**Collected material:**
-- START --
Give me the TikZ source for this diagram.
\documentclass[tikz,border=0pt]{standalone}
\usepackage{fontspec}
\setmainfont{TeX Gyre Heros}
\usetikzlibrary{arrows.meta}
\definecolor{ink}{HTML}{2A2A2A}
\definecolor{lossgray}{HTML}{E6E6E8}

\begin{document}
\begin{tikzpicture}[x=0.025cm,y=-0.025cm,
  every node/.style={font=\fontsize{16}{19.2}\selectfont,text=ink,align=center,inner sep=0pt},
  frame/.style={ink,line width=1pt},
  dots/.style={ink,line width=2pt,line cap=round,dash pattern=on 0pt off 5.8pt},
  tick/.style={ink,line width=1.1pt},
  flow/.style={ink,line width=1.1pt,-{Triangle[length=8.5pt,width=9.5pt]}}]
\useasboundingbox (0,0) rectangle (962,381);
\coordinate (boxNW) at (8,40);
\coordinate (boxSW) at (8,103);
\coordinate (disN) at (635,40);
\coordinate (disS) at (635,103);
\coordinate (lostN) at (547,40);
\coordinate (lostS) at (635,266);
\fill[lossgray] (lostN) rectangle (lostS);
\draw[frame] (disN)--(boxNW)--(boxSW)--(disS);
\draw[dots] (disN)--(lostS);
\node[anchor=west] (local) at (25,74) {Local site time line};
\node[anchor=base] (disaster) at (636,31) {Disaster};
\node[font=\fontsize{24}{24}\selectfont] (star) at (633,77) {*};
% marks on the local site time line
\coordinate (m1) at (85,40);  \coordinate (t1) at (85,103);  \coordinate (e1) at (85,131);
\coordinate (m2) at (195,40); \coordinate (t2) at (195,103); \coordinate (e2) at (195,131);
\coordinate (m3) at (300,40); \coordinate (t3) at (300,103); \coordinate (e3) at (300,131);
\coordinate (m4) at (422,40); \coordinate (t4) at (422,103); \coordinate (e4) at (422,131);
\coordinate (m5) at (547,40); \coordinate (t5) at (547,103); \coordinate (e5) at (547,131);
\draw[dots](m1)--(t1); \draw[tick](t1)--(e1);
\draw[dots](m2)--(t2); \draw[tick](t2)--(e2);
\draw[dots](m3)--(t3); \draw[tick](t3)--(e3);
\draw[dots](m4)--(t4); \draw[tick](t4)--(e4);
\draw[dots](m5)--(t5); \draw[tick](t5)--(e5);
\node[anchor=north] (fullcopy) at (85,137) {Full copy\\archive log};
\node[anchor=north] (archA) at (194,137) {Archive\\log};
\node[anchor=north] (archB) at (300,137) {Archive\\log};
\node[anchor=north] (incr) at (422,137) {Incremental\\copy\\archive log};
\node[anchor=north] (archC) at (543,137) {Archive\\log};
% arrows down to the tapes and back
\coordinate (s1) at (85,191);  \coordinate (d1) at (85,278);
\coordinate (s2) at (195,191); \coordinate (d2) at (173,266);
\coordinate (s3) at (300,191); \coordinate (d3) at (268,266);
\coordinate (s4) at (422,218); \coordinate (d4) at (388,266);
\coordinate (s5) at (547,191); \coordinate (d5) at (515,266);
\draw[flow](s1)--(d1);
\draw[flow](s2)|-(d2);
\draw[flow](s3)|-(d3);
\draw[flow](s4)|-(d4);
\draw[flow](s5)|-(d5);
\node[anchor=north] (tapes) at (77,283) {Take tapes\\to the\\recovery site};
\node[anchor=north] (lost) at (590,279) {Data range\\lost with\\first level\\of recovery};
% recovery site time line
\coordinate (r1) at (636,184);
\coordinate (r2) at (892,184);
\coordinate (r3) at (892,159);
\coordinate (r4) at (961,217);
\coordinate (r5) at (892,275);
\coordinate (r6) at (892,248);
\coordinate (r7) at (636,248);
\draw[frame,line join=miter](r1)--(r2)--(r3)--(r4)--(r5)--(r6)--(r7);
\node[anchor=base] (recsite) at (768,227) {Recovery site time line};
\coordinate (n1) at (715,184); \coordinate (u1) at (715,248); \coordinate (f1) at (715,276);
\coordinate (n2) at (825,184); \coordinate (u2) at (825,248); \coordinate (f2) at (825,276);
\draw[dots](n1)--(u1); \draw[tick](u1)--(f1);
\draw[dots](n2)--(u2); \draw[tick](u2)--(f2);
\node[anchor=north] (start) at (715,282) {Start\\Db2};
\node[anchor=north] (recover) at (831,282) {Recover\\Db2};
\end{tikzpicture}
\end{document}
-- END --
**Task to complete:** Extract the full listing above without alteration.

**The result:**
Give me the TikZ source for this diagram.
\documentclass[tikz,border=0pt]{standalone}
\usepackage{fontspec}
\setmainfont{TeX Gyre Heros}
\usetikzlibrary{arrows.meta}
\definecolor{ink}{HTML}{2A2A2A}
\definecolor{lossgray}{HTML}{E6E6E8}

\begin{document}
\begin{tikzpicture}[x=0.025cm,y=-0.025cm,
  every node/.style={font=\fontsize{16}{19.2}\selectfont,text=ink,align=center,inner sep=0pt},
  frame/.style={ink,line width=1pt},
  dots/.style={ink,line width=2pt,line cap=round,dash pattern=on 0pt off 5.8pt},
  tick/.style={ink,line width=1.1pt},
  flow/.style={ink,line width=1.1pt,-{Triangle[length=8.5pt,width=9.5pt]}}]
\useasboundingbox (0,0) rectangle (962,381);
\coordinate (boxNW) at (8,40);
\coordinate (boxSW) at (8,103);
\coordinate (disN) at (635,40);
\coordinate (disS) at (635,103);
\coordinate (lostN) at (547,40);
\coordinate (lostS) at (635,266);
\fill[lossgray] (lostN) rectangle (lostS);
\draw[frame] (disN)--(boxNW)--(boxSW)--(disS);
\draw[dots] (disN)--(lostS);
\node[anchor=west] (local) at (25,74) {Local site time line};
\node[anchor=base] (disaster) at (636,31) {Disaster};
\node[font=\fontsize{24}{24}\selectfont] (star) at (633,77) {*};
% marks on the local site time line
\coordinate (m1) at (85,40);  \coordinate (t1) at (85,103);  \coordinate (e1) at (85,131);
\coordinate (m2) at (195,40); \coordinate (t2) at (195,103); \coordinate (e2) at (195,131);
\coordinate (m3) at (300,40); \coordinate (t3) at (300,103); \coordinate (e3) at (300,131);
\coordinate (m4) at (422,40); \coordinate (t4) at (422,103); \coordinate (e4) at (422,131);
\coordinate (m5) at (547,40); \coordinate (t5) at (547,103); \coordinate (e5) at (547,131);
\draw[dots](m1)--(t1); \draw[tick](t1)--(e1);
\draw[dots](m2)--(t2); \draw[tick](t2)--(e2);
\draw[dots](m3)--(t3); \draw[tick](t3)--(e3);
\draw[dots](m4)--(t4); \draw[tick](t4)--(e4);
\draw[dots](m5)--(t5); \draw[tick](t5)--(e5);
\node[anchor=north] (fullcopy) at (85,137) {Full copy\\archive log};
\node[anchor=north] (archA) at (194,137) {Archive\\log};
\node[anchor=north] (archB) at (300,137) {Archive\\log};
\node[anchor=north] (incr) at (422,137) {Incremental\\copy\\archive log};
\node[anchor=north] (archC) at (543,137) {Archive\\log};
% arrows down to the tapes and back
\coordinate (s1) at (85,191);  \coordinate (d1) at (85,278);
\coordinate (s2) at (195,191); \coordinate (d2) at (173,266);
\coordinate (s3) at (300,191); \coordinate (d3) at (268,266);
\coordinate (s4) at (422,218); \coordinate (d4) at (388,266);
\coordinate (s5) at (547,191); \coordinate (d5) at (515,266);
\draw[flow](s1)--(d1);
\draw[flow](s2)|-(d2);
\draw[flow](s3)|-(d3);
\draw[flow](s4)|-(d4);
\draw[flow](s5)|-(d5);
\node[anchor=north] (tapes) at (77,283) {Take tapes\\to the\\recovery site};
\node[anchor=north] (lost) at (590,279) {Data range\\lost with\\first level\\of recovery};
% recovery site time line
\coordinate (r1) at (636,184);
\coordinate (r2) at (892,184);
\coordinate (r3) at (892,159);
\coordinate (r4) at (961,217);
\coordinate (r5) at (892,275);
\coordinate (r6) at (892,248);
\coordinate (r7) at (636,248);
\draw[frame,line join=miter](r1)--(r2)--(r3)--(r4)--(r5)--(r6)--(r7);
\node[anchor=base] (recsite) at (768,227) {Recovery site time line};
\coordinate (n1) at (715,184); \coordinate (u1) at (715,248); \coordinate (f1) at (715,276);
\coordinate (n2) at (825,184); \coordinate (u2) at (825,248); \coordinate (f2) at (825,276);
\draw[dots](n1)--(u1); \draw[tick](u1)--(f1);
\draw[dots](n2)--(u2); \draw[tick](u2)--(f2);
\node[anchor=north] (start) at (715,282) {Start\\Db2};
\node[anchor=north] (recover) at (831,282) {Recover\\Db2};
\end{tikzpicture}
\end{document}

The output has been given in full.